■ **Written task**
Retype nothing but the lines from the start of the material up to and including the line with "var yTicks = [0, 100, 200, 300, 400, 500, 600];". Pictures don't belong in the copy.

■ **Recorded data**
((

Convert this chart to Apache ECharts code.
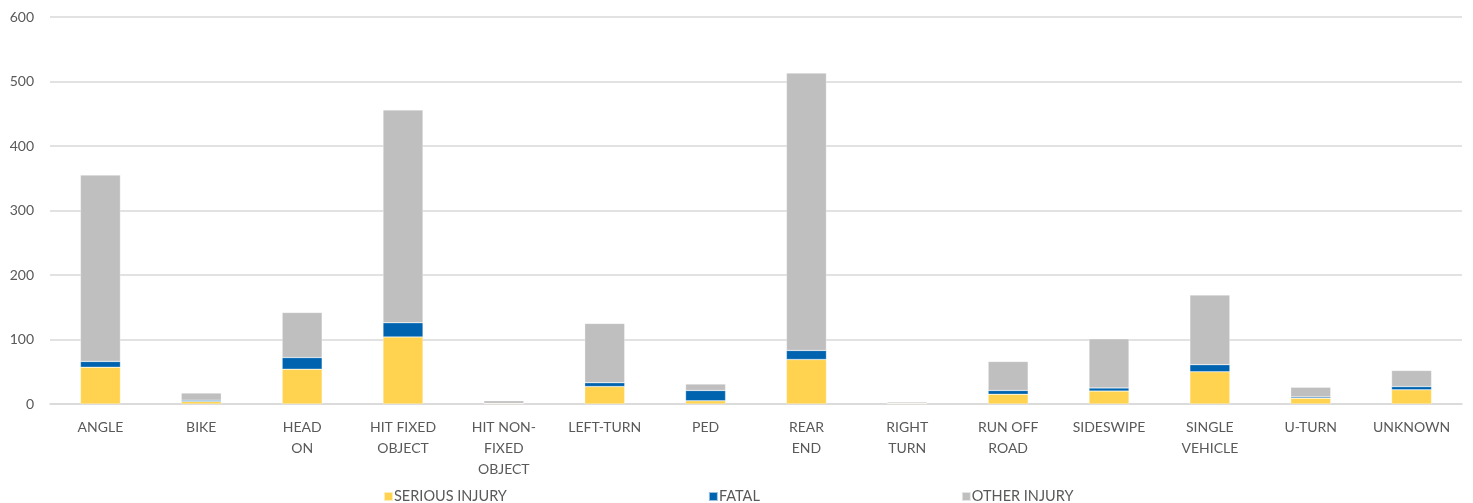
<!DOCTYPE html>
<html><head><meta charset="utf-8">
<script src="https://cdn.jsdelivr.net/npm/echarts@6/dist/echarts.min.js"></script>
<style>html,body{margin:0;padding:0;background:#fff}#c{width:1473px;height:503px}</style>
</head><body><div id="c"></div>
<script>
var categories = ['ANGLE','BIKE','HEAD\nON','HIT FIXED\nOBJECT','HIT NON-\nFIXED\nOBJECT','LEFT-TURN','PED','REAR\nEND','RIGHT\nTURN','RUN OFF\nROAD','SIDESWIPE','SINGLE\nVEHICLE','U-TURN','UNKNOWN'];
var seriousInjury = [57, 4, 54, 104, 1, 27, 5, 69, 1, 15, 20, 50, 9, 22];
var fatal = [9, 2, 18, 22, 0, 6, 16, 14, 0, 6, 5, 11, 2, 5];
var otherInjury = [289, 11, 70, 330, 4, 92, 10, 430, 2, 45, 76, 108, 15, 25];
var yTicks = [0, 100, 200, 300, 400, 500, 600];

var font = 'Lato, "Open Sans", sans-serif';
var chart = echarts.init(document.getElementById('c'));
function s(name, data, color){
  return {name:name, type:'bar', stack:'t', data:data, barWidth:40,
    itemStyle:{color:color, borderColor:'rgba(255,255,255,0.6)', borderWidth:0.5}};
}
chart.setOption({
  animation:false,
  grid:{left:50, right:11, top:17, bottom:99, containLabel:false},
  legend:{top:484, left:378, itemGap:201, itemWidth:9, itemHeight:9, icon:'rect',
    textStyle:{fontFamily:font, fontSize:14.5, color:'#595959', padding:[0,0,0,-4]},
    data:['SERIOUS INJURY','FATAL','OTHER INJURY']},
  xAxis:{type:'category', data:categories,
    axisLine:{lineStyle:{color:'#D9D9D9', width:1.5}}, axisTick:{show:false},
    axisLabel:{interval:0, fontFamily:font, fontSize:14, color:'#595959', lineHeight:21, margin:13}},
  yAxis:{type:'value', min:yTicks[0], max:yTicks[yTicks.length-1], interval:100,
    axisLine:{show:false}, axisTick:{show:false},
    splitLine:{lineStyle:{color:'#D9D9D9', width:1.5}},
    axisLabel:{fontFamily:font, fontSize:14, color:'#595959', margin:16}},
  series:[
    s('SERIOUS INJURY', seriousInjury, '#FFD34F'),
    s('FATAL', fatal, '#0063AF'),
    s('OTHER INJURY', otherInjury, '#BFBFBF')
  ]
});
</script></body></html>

))

■ **Correct answer**
Convert this chart to Apache ECharts code.
<!DOCTYPE html>
<html><head><meta charset="utf-8">
<script src="https://cdn.jsdelivr.net/npm/echarts@6/dist/echarts.min.js"></script>
<style>html,body{margin:0;padding:0;background:#fff}#c{width:1473px;height:503px}</style>
</head><body><div id="c"></div>
<script>
var categories = ['ANGLE','BIKE','HEAD\nON','HIT FIXED\nOBJECT','HIT NON-\nFIXED\nOBJECT','LEFT-TURN','PED','REAR\nEND','RIGHT\nTURN','RUN OFF\nROAD','SIDESWIPE','SINGLE\nVEHICLE','U-TURN','UNKNOWN'];
var seriousInjury = [57, 4, 54, 104, 1, 27, 5, 69, 1, 15, 20, 50, 9, 22];
var fatal = [9, 2, 18, 22, 0, 6, 16, 14, 0, 6, 5, 11, 2, 5];
var otherInjury = [289, 11, 70, 330, 4, 92, 10, 430, 2, 45, 76, 108, 15, 25];
var yTicks = [0, 100, 200, 300, 400, 500, 600];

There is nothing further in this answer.